Actually bunds yielding 0.5 per cent represent some return to sanity compared with yields in the middle of last month. As you can see from the red line in the top graph, yields dipped to 0.1 per cent for a short period. If you were nutty enough to buy at that level you would have lost quite a lot of money by now.

You could argue that German yields make sense if you think the country will dump the euro and return to the deutschmark, for investors would make a currency gain. But that is some way off and in any case the argument would not apply to French or Italian bonds, yielding 0.9 per cent and 1.9 per cent respectively. So ask yourself this: which country is more likely to be able to pay its debt back in 10 years’ time, Italy or the US? Not many people would say Italy. Yet Italian yields are lower than US ones. This cannot be right. So why is this happening? There is one possible answer, which is that people believe that Europe will have a long slump akin to that of Japan (10-year Japanese yields were 0.3 per cent yesterday). But that does not really square with what has been happening to share prices. As you can see in the top graph, German shares are on an extended price/earnings ratio, having peaked above 20 earlier this year. You would not have such high share prices if you expected an extended eurozone slump.
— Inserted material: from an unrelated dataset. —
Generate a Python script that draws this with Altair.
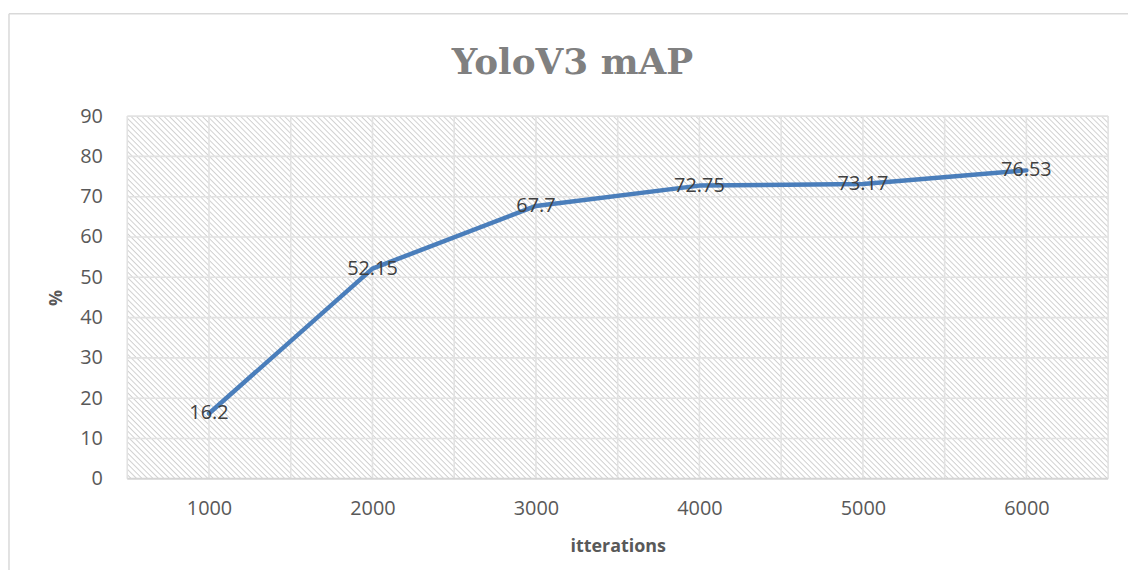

The best answer to this puzzle is that it is a response to the European Central Bank’s QE programme. If you say you are going to buy shedloads of bonds the price goes up – and the yield mathematically goes down. Yields were already falling but were given a further push down last September when the ECB unveiled its plans. Europe joined the party established by the Federal Reserve and the Bank of England. You can see how central bank holdings of government stock have risen relative to GDP over the past 15 years in the bottom graph. The US, UK and the eurozone are all in pretty much the same position at between 20 per cent and 30 per cent of GDP, while Bank of Japan holdings are off the graph at more than 60 per cent.

So you could argue that ECB holdings are not excessive by global standards; indeed they are lower than they were at the height of the last eurozone crisis in 2012. But what if our perception of normality is flawed?

BNY Mellon has made an important observation in its market commentary about the so-called “Greenspan put”. This is the idea that whenever markets hit trouble the central banks will bail them out by cutting rates and/or printing more money. This happened after the Wall Street crash in October 1987, the LTCM crash in 1998, the dot-com crash and of course the most recent one. The bank says: “Given this well established cycle, what is perhaps most alarming of all is quite where some financial markets have managed to reach. Most obviously, the extraordinarily low levels of yields seen in European bond markets in recent weeks is already ringing alarm bells …”

It goes on to note that when the market turns, as it may already have done, that will have knock-on effects on other asset markets. To put it another way, if European bond prices crash, other bond prices are likely to fall as well and I suppose you could go on to argue that equity and property markets are likely to be hit, too.

This will affect us, and may turn out to be more important than the political fall-out tomorrow. Actually I don’t think UK shares are that bad value right now, for they are on less demanding ratings than German or US ones. The FT100 index also represents global earnings, rather than UK ones. But it is quite plausible that our 10-year gilt yields will double to 4 per cent over the next few years, maybe more, and that would have a pretty big impact on government finances as well as the property market. It is some comfort that the European financial system faces even greater dangers, but only some – for unfortunately we will get caught in the crossfire.